To validate this approach, the authors perform explicit DFT-ANNNI calculations for 11 selected ternary Mg alloys. In all cases, the predicted solute pairs reduce the I₁ SFE relative to pure Mg, with several combinations—such as (Zr,Ca), (Ti,Ca), (Sr,Al), and (Hf,Ca)—showing very strong reductions, in some cases even yielding negative I₁ SFEs. The 100 % success rate of these predictions represents a remarkable validation of the YSI concept.
With this approach this work establishes a new paradigm for alloy development in hcp metals: rather than searching empirically or relying on brute-force quantum-mechanical screening, one can exploit physically grounded, low-dimensional descriptors to guide materials design. The YSI provides a rare example of a descriptor that is:
quantitatively predictive,
physically interpretable,
computationally inexpensive, and
invertible, enabling targeted alloy design.
For magnesium metallurgy, the implications are profound. The results explain why RE elements are uniquely effective, why most conventional alloying strategies fail, and how carefully chosen multicomponent systems can overcome these limitations. Beyond Mg, the methodology exemplifies how electronic structure, elasticity, and crystallography can be fused into actionable design rules, aligning closely with modern concepts of data-driven and sustainability-oriented materials science.

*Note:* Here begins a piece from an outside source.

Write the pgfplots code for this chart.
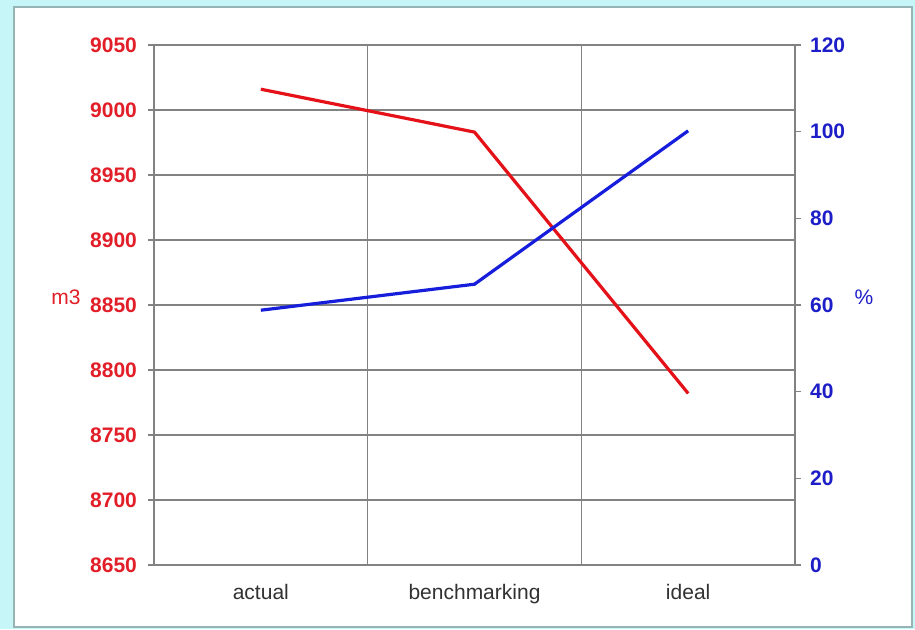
\documentclass[border=0pt]{standalone}
\usepackage{pgfplots}
\pgfplotsset{compat=1.18}
\usepackage{fontspec}
\setmainfont{Liberation Sans}

\definecolor{bgcyan}{RGB}{198,246,248}
\definecolor{panelline}{RGB}{150,180,180}
\definecolor{gridgray}{RGB}{130,130,130}
\definecolor{linered}{RGB}{228,18,24}
\definecolor{lineblue}{RGB}{22,30,220}
\definecolor{tickred}{RGB}{226,30,40}
\definecolor{tickblue}{RGB}{30,30,200}
\definecolor{catgray}{RGB}{50,50,50}

\pgfplotsset{
  common/.style={
    at={(77pt,32pt)}, anchor=south west,
    scale only axis, width=320.5pt, height=260pt,
    xmin=0.5, xmax=3.5,
    tick align=outside,
    major tick length=3pt,
    axis line style={gridgray, line width=0.7pt},
    tick style={gridgray, line width=0.7pt},
    /pgf/number format/assume math mode=true,
    /pgf/number format/1000 sep={},
    tick label style={font=\fontsize{10.5}{12}\selectfont},
  },
}

\begin{document}
\begin{tikzpicture}
\fill[bgcyan] (0,0) rectangle (457.5pt,314.5pt);
\filldraw[fill=white, draw=panelline, line width=0.8pt] (7pt,1pt) rectangle (456pt,311pt);

% left axis: volume in m3
\begin{axis}[common,
  ymin=8650, ymax=9050,
  ytick={8650,8700,...,9050},
  ytick pos=left,
  xtick={1,2,3},
  xticklabels={actual,benchmarking,ideal},
  xtick pos=bottom,
  major x tick style={draw=none},
  extra x ticks={0.5,1.5,2.5,3.5},
  extra x tick labels={},
  extra x tick style={xmajorgrids=true, major tick length=4pt},
  ymajorgrids,
  grid style={gridgray, line width=0.7pt},
  yticklabel style={font=\fontsize{10.5}{12}\selectfont\bfseries, text=tickred, xshift=-2pt},
  xticklabel style={text=catgray, yshift=-3pt},
]
\addplot[linered, line width=1.6pt] coordinates {(1,9016) (2,8983) (3,8782)};
\end{axis}

% right axis: percentage
\begin{axis}[common,
  axis x line=none,
  axis y line*=right,
  ymin=0, ymax=120,
  ytick={0,20,...,120},
  yticklabel style={font=\fontsize{10.5}{12}\selectfont\bfseries, text=tickblue, xshift=1pt},
]
\addplot[lineblue, line width=1.6pt] coordinates {(1,58.8) (2,64.8) (3,100.2)};
\end{axis}

\node[text=tickred, font=\fontsize{10.5}{12}\selectfont] at (33pt,166pt) {m3};
\node[text=tickblue, font=\fontsize{10.5}{12}\selectfont] at (432pt,166pt) {\%};
\end{tikzpicture}
\end{document}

In the broader context of lightweight and sustainable structural materials, Pei et al. provide a blueprint for theory-guided prototyping, bridging atomic-scale physics and engineering-scale performance with exceptional clarity and rigor.
Reference
Pei, Z., Friák, M., Sandlöbes, S., Nazarov, R., Svendsen, B., Raabe, D., Neugebauer, J., Rapid theory-guided prototyping of ductile Mg alloys: from binary to multi-component
materials, New J. Phys. 17 (2015) 093009.